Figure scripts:
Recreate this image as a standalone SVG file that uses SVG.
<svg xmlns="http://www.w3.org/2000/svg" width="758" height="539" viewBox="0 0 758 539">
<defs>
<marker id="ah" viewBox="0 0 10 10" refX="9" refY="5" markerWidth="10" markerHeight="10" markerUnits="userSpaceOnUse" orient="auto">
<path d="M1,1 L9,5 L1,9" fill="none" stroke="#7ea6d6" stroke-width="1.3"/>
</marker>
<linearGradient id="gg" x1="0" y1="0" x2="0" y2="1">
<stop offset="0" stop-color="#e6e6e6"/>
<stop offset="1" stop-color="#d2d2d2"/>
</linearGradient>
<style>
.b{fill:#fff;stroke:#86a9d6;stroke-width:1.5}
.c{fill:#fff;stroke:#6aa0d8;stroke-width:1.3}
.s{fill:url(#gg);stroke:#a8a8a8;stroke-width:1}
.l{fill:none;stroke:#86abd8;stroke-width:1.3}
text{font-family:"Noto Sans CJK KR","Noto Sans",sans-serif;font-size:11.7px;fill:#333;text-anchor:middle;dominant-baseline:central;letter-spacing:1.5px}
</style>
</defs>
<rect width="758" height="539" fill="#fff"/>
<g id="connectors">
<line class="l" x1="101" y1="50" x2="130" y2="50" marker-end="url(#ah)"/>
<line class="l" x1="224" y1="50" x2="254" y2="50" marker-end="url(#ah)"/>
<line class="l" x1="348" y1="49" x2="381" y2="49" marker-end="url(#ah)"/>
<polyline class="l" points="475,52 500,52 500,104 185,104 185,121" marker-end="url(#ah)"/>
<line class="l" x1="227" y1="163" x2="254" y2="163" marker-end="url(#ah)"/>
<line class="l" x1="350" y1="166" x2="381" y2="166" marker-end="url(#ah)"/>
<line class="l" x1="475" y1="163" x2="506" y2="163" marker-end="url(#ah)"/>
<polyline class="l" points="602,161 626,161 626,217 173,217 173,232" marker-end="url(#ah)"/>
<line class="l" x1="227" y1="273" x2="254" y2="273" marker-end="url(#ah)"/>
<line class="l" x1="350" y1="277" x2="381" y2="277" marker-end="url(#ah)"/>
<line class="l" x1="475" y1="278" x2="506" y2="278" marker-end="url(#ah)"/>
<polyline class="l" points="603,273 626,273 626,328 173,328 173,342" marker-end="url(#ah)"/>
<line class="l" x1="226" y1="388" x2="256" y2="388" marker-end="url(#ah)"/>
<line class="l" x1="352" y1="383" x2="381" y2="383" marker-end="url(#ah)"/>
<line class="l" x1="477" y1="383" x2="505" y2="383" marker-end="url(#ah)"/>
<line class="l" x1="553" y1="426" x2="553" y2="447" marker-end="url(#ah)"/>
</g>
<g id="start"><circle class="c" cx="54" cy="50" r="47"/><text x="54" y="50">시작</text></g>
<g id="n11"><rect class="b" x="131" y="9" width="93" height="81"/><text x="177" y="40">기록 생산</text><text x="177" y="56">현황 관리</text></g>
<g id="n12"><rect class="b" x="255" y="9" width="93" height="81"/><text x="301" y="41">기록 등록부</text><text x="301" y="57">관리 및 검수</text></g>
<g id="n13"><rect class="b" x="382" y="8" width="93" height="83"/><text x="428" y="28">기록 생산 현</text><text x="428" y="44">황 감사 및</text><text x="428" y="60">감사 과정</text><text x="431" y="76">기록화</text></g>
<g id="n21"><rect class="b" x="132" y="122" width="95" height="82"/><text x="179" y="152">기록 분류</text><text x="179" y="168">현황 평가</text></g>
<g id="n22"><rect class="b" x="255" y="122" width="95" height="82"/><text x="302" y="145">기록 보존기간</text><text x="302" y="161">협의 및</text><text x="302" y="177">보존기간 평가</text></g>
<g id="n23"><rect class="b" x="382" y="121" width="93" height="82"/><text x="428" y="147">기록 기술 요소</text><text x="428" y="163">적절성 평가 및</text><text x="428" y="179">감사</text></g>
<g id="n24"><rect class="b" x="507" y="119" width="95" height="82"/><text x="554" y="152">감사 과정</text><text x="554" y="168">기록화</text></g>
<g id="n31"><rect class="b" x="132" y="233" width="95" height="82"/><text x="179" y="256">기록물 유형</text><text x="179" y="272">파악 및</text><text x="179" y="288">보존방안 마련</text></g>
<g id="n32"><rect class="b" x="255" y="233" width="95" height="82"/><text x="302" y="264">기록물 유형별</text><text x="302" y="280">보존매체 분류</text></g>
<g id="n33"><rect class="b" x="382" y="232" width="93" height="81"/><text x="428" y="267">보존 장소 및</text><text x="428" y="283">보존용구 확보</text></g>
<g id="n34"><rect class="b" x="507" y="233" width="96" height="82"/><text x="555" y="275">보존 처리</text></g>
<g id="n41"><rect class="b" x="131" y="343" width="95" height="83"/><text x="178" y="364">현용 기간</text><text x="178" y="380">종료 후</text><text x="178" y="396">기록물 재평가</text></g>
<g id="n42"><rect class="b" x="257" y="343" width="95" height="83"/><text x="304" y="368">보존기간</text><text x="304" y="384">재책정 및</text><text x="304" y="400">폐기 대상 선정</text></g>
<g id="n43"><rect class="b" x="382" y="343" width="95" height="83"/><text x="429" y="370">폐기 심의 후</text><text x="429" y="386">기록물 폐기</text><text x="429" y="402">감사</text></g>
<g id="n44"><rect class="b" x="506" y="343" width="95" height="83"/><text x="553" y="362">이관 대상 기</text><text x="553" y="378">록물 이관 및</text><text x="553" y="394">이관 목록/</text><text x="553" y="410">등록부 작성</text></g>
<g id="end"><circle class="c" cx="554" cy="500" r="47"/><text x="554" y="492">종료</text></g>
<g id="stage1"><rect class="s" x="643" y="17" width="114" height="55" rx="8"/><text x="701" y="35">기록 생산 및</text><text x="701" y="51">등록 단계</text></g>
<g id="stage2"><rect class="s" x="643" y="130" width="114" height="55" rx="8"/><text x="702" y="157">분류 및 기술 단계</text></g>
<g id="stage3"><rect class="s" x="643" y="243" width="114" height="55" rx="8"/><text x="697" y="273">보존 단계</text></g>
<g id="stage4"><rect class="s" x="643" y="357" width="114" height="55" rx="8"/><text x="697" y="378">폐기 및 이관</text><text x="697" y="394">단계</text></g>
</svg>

* * *

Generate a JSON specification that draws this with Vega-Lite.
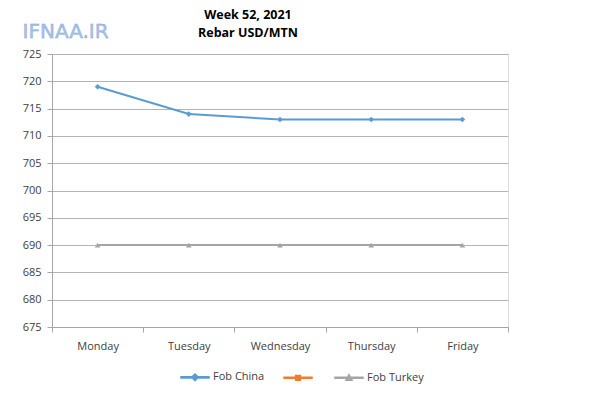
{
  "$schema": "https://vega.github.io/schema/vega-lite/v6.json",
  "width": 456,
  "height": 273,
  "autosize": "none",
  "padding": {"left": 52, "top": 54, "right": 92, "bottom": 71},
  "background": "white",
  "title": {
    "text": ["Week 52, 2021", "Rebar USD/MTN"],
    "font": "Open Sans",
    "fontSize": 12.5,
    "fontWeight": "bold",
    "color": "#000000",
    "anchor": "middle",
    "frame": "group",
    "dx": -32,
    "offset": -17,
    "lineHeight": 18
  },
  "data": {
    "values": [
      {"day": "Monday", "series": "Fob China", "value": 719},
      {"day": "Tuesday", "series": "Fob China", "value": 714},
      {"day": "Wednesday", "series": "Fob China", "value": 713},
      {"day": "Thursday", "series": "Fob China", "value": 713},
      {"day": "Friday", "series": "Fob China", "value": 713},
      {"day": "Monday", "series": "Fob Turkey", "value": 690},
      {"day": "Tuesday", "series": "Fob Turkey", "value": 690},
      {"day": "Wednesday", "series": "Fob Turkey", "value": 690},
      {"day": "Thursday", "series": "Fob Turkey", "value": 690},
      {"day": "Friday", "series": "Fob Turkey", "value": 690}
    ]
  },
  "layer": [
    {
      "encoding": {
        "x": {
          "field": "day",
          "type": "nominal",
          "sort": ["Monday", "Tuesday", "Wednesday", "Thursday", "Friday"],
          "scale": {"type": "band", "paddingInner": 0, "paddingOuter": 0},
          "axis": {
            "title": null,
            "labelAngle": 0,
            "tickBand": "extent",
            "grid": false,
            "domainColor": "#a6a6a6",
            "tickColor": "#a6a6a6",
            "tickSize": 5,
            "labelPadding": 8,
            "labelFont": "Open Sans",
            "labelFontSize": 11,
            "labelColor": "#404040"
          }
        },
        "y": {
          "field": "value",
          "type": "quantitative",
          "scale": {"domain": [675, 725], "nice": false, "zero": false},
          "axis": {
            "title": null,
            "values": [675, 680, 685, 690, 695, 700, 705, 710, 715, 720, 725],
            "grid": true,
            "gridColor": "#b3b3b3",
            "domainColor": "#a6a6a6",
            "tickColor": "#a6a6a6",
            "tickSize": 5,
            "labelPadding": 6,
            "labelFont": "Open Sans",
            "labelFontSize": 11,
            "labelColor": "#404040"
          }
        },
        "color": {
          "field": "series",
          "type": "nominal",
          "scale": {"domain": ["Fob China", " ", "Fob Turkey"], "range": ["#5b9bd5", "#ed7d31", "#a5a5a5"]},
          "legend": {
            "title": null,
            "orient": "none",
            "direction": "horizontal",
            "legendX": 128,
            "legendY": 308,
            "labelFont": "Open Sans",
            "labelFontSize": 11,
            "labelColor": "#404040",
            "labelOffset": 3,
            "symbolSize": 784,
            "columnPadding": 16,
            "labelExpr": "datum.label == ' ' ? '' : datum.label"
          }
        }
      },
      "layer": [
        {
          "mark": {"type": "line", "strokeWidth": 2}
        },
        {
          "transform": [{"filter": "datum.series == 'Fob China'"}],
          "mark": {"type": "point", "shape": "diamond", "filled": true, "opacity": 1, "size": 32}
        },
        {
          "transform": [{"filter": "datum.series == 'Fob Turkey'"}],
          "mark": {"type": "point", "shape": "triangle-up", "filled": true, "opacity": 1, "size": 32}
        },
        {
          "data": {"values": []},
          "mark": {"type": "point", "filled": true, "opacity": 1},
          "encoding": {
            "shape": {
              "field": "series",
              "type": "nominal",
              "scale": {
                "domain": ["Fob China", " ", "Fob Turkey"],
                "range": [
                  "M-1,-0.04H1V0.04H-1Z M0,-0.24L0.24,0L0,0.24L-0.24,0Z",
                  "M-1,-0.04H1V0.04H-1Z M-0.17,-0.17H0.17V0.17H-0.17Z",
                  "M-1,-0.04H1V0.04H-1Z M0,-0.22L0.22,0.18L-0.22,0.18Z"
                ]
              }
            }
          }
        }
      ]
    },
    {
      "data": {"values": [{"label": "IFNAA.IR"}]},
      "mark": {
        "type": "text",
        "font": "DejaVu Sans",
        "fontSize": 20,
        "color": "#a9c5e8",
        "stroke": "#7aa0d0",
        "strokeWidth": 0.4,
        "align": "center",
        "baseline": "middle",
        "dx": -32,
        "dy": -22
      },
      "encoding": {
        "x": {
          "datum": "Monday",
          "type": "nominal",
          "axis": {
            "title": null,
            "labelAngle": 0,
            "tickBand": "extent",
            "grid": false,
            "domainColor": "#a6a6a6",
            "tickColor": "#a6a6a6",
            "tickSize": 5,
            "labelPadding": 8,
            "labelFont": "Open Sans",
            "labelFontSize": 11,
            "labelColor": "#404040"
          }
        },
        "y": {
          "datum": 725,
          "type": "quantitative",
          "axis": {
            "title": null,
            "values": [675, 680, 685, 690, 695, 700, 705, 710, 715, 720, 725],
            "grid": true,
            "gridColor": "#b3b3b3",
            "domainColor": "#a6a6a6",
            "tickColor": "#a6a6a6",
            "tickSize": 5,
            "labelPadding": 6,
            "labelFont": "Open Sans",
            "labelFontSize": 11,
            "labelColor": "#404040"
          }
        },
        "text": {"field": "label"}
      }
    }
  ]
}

...

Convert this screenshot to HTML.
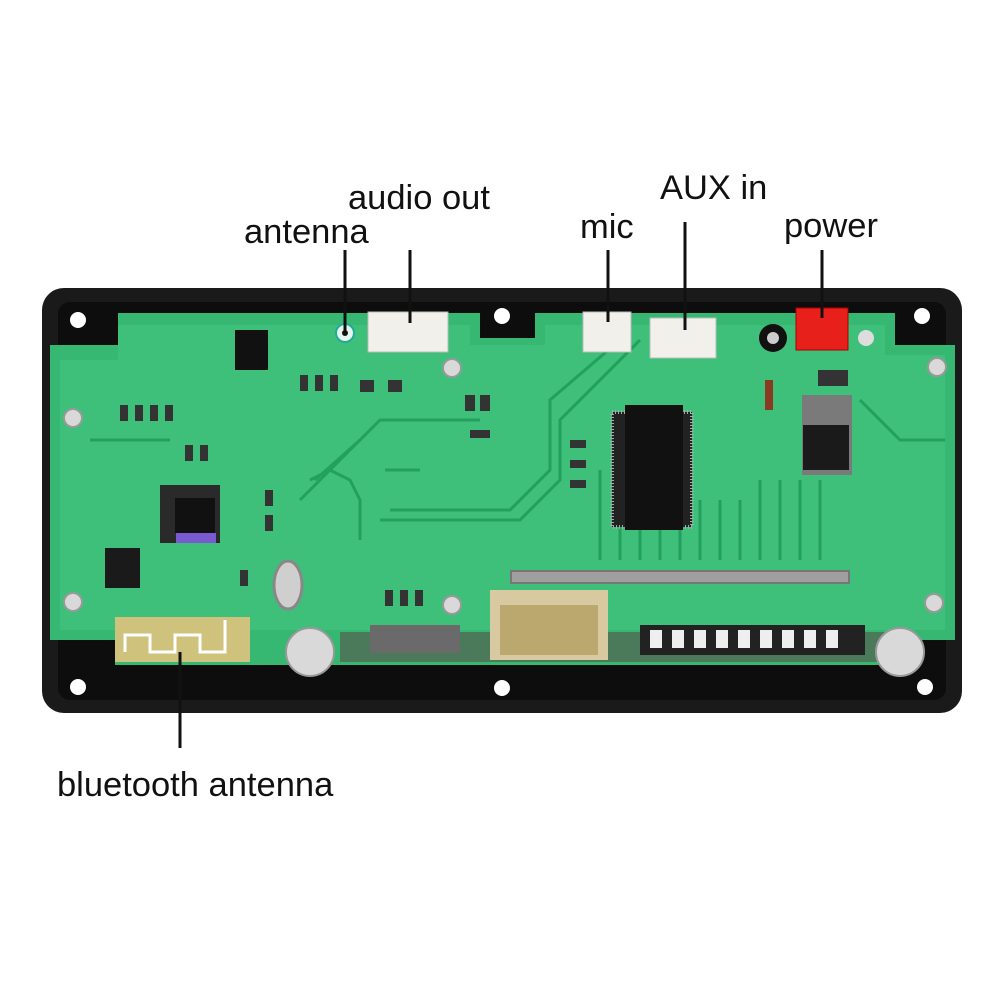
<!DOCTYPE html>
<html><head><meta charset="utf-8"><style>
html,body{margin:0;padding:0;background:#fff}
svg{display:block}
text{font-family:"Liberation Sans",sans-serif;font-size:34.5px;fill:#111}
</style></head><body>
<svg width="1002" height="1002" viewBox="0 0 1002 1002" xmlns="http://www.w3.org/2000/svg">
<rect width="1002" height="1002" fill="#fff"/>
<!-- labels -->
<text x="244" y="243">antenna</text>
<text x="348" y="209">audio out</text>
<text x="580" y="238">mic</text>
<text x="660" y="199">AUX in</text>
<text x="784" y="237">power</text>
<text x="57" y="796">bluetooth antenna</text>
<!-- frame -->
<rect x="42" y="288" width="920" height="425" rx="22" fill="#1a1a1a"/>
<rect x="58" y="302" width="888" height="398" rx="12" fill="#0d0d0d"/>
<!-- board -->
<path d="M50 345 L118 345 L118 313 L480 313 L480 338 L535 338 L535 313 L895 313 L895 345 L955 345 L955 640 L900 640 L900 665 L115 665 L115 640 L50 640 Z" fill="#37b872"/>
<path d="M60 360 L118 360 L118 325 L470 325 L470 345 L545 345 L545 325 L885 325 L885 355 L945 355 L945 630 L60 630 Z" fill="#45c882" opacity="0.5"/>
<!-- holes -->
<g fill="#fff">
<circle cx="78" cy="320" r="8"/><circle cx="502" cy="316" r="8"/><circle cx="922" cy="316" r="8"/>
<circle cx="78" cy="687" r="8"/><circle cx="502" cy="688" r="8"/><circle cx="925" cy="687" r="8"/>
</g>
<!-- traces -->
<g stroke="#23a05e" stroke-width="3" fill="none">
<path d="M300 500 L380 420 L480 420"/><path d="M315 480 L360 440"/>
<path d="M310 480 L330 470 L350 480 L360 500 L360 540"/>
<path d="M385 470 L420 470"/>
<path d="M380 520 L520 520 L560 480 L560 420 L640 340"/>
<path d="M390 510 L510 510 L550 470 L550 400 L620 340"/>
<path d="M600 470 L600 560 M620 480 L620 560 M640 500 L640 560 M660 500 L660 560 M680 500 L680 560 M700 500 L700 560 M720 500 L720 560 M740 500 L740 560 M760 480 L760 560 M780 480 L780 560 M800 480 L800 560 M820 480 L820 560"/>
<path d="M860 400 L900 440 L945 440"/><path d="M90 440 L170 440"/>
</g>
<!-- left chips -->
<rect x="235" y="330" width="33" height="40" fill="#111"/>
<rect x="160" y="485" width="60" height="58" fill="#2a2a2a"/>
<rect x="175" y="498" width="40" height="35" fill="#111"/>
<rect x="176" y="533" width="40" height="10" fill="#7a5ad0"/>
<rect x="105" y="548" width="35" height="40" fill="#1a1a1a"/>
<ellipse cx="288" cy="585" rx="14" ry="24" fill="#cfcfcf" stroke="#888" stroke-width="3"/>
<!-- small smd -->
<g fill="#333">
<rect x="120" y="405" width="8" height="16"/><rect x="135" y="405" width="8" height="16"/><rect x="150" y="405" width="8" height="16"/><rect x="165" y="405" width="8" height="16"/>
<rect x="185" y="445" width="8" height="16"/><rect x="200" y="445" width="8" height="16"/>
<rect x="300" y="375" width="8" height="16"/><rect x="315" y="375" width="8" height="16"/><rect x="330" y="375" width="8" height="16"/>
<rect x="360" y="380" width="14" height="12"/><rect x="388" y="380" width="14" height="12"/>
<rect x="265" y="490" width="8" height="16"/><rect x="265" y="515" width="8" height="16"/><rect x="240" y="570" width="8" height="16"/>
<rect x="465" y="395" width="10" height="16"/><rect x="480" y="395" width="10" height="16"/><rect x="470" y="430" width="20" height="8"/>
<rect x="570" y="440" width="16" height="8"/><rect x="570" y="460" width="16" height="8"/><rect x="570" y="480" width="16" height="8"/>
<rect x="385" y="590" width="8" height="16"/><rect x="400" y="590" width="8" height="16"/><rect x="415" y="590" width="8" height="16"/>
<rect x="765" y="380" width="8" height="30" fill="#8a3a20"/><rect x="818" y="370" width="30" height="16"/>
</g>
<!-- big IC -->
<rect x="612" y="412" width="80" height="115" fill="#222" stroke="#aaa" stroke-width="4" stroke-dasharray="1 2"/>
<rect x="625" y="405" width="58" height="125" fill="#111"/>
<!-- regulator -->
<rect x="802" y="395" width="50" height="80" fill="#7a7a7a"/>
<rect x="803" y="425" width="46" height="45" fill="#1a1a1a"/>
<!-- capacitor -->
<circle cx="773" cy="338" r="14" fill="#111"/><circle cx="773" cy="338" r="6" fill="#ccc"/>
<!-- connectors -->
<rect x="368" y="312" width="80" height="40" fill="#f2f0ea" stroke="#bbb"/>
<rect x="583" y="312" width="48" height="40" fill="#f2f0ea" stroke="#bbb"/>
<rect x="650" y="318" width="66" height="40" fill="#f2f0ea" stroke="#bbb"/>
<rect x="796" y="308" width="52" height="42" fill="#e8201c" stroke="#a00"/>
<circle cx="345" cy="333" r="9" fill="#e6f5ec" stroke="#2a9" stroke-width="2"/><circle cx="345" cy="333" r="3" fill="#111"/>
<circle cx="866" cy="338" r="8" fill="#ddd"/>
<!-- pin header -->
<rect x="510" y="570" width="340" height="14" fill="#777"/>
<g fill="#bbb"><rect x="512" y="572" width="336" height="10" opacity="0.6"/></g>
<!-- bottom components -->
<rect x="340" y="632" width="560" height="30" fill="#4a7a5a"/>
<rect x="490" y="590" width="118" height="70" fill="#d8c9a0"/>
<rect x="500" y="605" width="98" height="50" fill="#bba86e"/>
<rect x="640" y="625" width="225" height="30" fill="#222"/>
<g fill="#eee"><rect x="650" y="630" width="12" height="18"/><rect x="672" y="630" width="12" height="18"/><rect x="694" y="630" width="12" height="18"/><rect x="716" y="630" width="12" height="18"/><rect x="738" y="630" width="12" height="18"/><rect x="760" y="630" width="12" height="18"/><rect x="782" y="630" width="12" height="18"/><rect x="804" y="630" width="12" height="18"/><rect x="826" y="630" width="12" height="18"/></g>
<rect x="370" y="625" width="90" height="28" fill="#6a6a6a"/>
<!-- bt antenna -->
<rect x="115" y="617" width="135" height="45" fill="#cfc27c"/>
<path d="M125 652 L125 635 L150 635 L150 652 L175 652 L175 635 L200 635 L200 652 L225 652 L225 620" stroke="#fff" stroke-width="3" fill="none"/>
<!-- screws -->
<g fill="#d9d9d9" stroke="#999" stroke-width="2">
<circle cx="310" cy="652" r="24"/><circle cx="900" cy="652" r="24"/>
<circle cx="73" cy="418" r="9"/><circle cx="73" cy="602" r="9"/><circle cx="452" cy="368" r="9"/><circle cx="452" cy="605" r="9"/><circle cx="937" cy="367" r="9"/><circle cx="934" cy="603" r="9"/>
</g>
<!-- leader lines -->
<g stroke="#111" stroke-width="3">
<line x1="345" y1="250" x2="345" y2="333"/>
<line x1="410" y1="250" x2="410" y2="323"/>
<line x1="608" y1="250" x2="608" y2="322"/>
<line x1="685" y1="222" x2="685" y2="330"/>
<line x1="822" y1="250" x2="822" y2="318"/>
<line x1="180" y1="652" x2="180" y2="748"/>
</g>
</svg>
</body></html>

## Request
Identify and copy the lines holding the word "that".

## Correct response
Recreate this image as a standalone SVG file that uses SVG.
Generate a JSON specification that draws this with Vega-Lite.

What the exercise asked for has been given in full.